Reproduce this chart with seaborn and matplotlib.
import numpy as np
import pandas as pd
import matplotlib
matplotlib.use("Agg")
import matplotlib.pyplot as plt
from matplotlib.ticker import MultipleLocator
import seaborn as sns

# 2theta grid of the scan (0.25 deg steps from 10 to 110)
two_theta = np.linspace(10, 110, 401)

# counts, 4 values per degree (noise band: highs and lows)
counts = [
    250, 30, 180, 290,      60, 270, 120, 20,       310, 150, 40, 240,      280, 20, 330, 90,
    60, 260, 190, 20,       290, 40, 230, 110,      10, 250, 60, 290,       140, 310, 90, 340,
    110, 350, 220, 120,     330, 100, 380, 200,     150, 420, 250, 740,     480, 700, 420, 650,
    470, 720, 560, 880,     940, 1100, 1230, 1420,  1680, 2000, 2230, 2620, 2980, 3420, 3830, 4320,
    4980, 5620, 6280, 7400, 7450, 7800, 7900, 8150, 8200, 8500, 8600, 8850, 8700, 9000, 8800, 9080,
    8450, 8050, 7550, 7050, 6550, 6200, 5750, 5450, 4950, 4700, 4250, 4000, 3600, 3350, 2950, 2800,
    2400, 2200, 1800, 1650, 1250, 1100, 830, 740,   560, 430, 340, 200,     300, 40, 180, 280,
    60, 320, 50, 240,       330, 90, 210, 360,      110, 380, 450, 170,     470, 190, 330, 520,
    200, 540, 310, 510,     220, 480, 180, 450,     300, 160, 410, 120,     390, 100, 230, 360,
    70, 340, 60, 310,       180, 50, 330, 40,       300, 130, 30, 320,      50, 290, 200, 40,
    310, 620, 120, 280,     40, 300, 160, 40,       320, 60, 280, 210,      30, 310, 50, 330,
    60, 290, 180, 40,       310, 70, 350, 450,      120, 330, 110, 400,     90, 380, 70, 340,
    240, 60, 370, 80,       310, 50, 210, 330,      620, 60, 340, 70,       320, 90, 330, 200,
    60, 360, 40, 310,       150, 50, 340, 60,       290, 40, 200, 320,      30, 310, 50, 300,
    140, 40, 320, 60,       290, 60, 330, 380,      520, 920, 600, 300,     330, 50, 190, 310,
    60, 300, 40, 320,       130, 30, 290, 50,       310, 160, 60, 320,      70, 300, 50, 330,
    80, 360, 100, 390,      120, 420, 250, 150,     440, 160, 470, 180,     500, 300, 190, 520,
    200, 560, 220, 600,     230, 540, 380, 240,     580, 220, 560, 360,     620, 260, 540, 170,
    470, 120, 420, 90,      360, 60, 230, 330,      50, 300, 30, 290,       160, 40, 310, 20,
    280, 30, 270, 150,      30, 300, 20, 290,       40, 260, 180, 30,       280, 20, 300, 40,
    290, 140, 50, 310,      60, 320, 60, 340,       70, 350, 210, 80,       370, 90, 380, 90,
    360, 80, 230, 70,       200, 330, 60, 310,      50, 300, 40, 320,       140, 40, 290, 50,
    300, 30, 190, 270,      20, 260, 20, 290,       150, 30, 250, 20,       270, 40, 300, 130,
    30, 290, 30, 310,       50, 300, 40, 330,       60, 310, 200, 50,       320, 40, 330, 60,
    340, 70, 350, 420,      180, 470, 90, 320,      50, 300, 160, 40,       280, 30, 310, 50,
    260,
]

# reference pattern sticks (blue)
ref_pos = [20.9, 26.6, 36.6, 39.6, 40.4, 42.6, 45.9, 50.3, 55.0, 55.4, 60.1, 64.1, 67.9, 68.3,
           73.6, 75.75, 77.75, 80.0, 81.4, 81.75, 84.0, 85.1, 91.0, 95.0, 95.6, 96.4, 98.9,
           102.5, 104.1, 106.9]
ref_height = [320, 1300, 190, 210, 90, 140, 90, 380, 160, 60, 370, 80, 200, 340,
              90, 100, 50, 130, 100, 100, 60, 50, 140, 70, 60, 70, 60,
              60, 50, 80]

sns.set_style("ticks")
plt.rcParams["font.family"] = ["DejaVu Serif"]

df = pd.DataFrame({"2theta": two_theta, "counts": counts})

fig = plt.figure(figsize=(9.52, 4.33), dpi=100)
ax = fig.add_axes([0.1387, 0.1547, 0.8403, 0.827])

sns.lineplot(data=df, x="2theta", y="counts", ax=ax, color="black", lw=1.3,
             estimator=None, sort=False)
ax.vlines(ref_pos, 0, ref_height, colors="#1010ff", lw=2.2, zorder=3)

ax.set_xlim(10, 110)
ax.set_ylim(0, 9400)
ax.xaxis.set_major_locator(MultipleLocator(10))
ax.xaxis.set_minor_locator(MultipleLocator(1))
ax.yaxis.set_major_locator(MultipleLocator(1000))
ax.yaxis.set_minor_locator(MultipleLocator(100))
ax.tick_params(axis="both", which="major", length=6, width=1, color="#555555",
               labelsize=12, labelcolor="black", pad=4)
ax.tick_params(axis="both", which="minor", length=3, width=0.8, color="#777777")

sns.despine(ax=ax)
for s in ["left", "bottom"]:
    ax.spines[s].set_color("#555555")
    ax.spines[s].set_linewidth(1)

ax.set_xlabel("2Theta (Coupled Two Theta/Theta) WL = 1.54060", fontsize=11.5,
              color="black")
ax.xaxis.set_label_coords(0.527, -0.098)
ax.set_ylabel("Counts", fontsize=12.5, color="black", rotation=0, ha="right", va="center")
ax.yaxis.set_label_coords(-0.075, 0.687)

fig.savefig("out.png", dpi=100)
|---|
Print only the lines that run from the start of the listing to the line bearing "import seaborn as sns"; please keep the first line and that last one, exactly as they appear.

• Final result
Reproduce this chart with seaborn and matplotlib.
import numpy as np
import pandas as pd
import matplotlib
matplotlib.use("Agg")
import matplotlib.pyplot as plt
from matplotlib.ticker import MultipleLocator
import seaborn as sns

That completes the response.